SUPERGROUP COMES OUT WITH SINGLE OF THE YEAR
Okay, maybe not. Swan Lake is a supergroup to a certain group of people (it’s comprised of Spencer Krug from Wolf Parade/Sunset Rubdown, Dan Bejar from Destroyer/New Pornographers, and Carey Mercer of Frog Eyes), and “All Fires” is a single insofar as it was released ahead of the record. But come on, no one knows who these guys are outside college radio DJs, and it’s a stretch to compare something released by Jagjaguwar to something that, you know, gets played on the radio. Most people will never hear “Beast Moans,” out this Tuesday.
And this is a fucking shame.
It’s a shame because that all-caps headline is true in spirit if not in the popular imagination. “All Fires” is the most hauntingly affecting song to come out this year. It grabs you and it pulls you down and it doesn’t let you go. Listen to it once and try to escape its aftereffects. If you say it’s not ringing sadly in your head days, weeks, months later, you’re a liar.
This isn’t just about one song, though, although even if it was there should be a law requiring everyone to pick up a copy. No, the whole record is majestic, with the three voices gargling around each other like an overflowing brook. “The Partisan But He’s Got to Know” twirls and topples manically in to “The Freedom”, which turns croaking vocals in to honest longings, and album opener “Widow’s Walk” buries itself in consonant noise until you can just barely hear the people below gasping for air, setting the general mood of the record. It is not easy, it is not normal, it is not even immediately apparent just what it’s trying to do, and maybe it doesn’t know.
It is sublime, though, or at least offers glimpses in that direction, which is really the most you can hope for. The whole thing calls to mind impossible scenarios like whales singing to each other thousands of feet below the surface, because there’s something resolutely not human about the sounds that come out. Not inhuman, mind you-the suffering and the beauty and the life is all there and all to familiar-just.not wrought by normal people, not of this quotidian existence. And yeah, all that sounds nebulous and fluffy and maybe even drug-induced (seriously, whales singing to each other?), but you just have to trust that there are no chemicals involved here, nothing that’s not released naturally by whatever metaphysical valve gets opened when this record comes on.

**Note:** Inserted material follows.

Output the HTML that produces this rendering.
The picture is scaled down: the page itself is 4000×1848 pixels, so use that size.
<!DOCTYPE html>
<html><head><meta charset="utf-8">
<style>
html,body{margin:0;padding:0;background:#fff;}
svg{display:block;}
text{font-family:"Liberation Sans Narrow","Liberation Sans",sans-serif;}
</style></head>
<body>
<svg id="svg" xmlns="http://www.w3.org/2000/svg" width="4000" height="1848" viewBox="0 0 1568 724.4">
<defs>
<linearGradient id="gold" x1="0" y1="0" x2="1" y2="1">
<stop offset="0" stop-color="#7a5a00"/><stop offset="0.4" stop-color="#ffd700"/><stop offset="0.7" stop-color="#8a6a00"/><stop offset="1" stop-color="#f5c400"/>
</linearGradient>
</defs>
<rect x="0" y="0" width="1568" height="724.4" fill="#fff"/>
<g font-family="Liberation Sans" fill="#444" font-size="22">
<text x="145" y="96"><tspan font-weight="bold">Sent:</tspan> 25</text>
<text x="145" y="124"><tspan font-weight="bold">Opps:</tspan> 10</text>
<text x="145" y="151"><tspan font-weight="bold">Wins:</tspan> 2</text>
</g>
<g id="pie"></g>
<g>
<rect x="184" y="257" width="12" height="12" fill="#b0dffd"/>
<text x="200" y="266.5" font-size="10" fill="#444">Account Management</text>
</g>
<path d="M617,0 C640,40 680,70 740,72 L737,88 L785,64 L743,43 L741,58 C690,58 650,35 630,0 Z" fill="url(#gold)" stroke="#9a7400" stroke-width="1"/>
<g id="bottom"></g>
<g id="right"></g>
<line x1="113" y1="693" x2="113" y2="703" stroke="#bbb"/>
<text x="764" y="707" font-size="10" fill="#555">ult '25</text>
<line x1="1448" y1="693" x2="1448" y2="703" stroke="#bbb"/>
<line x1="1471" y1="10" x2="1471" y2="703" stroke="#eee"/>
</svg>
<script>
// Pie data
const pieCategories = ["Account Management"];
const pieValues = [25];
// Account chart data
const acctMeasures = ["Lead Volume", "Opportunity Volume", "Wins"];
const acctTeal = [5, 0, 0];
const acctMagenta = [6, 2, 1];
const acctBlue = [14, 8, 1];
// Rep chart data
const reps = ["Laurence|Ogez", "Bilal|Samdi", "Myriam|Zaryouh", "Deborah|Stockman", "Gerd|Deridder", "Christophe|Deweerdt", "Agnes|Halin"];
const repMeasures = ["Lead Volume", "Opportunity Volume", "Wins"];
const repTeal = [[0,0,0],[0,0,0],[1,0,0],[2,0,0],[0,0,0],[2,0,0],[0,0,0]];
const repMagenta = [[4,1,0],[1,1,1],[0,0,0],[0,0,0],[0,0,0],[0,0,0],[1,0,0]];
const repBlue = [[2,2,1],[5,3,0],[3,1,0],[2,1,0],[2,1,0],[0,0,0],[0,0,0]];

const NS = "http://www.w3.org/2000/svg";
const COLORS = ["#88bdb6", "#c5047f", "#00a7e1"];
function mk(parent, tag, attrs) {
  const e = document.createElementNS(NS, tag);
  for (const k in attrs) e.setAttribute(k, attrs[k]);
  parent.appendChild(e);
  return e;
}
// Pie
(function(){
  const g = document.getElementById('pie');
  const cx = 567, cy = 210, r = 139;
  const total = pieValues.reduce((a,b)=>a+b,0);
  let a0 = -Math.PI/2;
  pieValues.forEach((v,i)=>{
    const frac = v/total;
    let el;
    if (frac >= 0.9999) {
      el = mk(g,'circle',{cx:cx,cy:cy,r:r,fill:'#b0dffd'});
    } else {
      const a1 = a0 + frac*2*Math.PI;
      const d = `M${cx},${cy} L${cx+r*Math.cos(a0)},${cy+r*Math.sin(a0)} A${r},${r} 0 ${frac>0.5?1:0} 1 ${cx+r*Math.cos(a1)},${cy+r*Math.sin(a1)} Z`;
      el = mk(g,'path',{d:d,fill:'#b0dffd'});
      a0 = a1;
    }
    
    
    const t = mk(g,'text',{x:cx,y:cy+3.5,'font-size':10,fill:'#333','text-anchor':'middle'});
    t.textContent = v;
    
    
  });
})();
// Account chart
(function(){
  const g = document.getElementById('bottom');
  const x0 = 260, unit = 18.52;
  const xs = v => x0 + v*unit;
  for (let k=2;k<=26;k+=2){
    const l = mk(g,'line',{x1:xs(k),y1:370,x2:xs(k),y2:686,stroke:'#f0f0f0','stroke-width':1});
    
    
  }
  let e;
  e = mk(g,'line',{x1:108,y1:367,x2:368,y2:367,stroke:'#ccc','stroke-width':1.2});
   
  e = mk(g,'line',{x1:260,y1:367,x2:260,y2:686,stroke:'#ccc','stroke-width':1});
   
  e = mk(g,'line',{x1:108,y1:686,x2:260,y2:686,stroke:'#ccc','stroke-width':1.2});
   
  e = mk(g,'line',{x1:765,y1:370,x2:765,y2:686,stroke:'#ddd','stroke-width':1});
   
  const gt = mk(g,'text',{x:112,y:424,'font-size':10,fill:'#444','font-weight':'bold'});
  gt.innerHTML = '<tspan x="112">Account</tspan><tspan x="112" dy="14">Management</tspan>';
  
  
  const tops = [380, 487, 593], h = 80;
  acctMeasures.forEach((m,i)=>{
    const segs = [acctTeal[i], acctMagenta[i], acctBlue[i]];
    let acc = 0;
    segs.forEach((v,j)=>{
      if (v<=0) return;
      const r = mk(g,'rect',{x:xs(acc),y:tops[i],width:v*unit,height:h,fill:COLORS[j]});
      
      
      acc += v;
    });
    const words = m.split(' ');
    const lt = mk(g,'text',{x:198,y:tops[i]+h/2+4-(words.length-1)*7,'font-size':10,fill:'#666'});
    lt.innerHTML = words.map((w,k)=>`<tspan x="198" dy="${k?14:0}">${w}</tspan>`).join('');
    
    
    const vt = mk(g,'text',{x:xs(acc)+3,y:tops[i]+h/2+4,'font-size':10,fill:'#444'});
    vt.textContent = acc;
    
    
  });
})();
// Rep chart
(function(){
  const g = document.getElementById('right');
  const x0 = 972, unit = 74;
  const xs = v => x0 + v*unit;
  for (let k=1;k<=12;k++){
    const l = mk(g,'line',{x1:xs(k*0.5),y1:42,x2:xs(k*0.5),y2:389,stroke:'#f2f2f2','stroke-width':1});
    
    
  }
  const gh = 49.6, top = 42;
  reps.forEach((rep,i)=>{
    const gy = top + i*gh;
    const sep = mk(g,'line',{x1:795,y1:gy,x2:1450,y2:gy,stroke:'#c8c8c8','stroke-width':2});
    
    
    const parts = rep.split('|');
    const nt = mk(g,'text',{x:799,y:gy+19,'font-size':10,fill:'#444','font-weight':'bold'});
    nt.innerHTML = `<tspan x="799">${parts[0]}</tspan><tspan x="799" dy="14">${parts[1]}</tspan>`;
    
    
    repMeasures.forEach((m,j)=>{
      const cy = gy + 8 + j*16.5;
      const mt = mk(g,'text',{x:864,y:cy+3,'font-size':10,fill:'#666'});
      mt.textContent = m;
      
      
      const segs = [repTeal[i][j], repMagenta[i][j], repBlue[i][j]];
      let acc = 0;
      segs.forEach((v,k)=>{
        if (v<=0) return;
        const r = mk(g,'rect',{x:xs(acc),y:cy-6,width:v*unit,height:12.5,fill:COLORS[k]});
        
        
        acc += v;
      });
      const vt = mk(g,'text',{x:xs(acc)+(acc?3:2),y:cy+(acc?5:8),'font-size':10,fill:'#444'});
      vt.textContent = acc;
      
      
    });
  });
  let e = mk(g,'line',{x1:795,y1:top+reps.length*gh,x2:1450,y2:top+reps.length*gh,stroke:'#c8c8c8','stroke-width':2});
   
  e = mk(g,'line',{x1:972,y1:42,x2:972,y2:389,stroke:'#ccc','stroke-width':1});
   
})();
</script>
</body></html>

Things Learned While Listening to “Doctor’s Advocate”
The Game is from Compton
The Game likes Dr. Dre.a lot.
The Game is from Compton.
The Game is able to “run through hoes like Walter Payton.”
The Game is from Compton.
Compton is the home of gangsta rap.
Again, the Game is from Compton
The Game wishes he was in NWA in the same way all the people buying his records wish they weren’t from the suburbs.really obviously. He name-checks Dre about a million times (Get the album title? Get it?), and he desperately reminds everyone that he comes from the same city as Easy-E every other line. It’s kind of cute.
That said, here’s the thing: it’s pretty good. “300 Bars and Runnin’,” his unrelenting dis track from this summer, wasn’t smoke and mirrors: the erstwhile Jayceon Taylor has gotten a lot better. He’s alternately hysterical and affecting, and has an odd penchant for effective sports references (Walter Payton finds himself in the company of Ben Wallace, Ken Griffey, Jr., and Dwyane Wade on this record), and the production, especially by Just Blaze on album closer “Why You Hate the Game,” (Get it? Get it?) is stellar.
The only real issue here is the rapper’s seeming desire to bring hip-hop back to the aesthetics of his heroes. Game might as well give Tony Montana a production credit. He’s trying to bring back gangsta rap, and it’s hard to get behind that. The problem isn’t really the violence, as Game gets sad about funerals just as much as he glorifies drive-bys here, and a contrived sense of danger’s been part of American music for time immemorial-Johnny Cash was more thug-life than any rapper alive, remember, so don’t blame rap for being too violent.
No, the real problem isn’t the sense of danger, but the scent of derivativeness to comee. Obviously, if a new golden era of gang violence actually came about, that would dwarf any other problem, but as that’s not likely to happen, at least not because of this record. One would be wise, though, to be weary of the possibility of a slew of boring imitators jumping on the AK-train (because violence is just easier to rap about when you don’t have any talent), which is a much more likely scenario. It’s true, hip hop’s been in a platinum-plated rut for a while, and maybe this record is a response to that, an attempt to break the complacency. We get it Game, you’re hard. Just remember that tired violence is just a boring as tired materialism.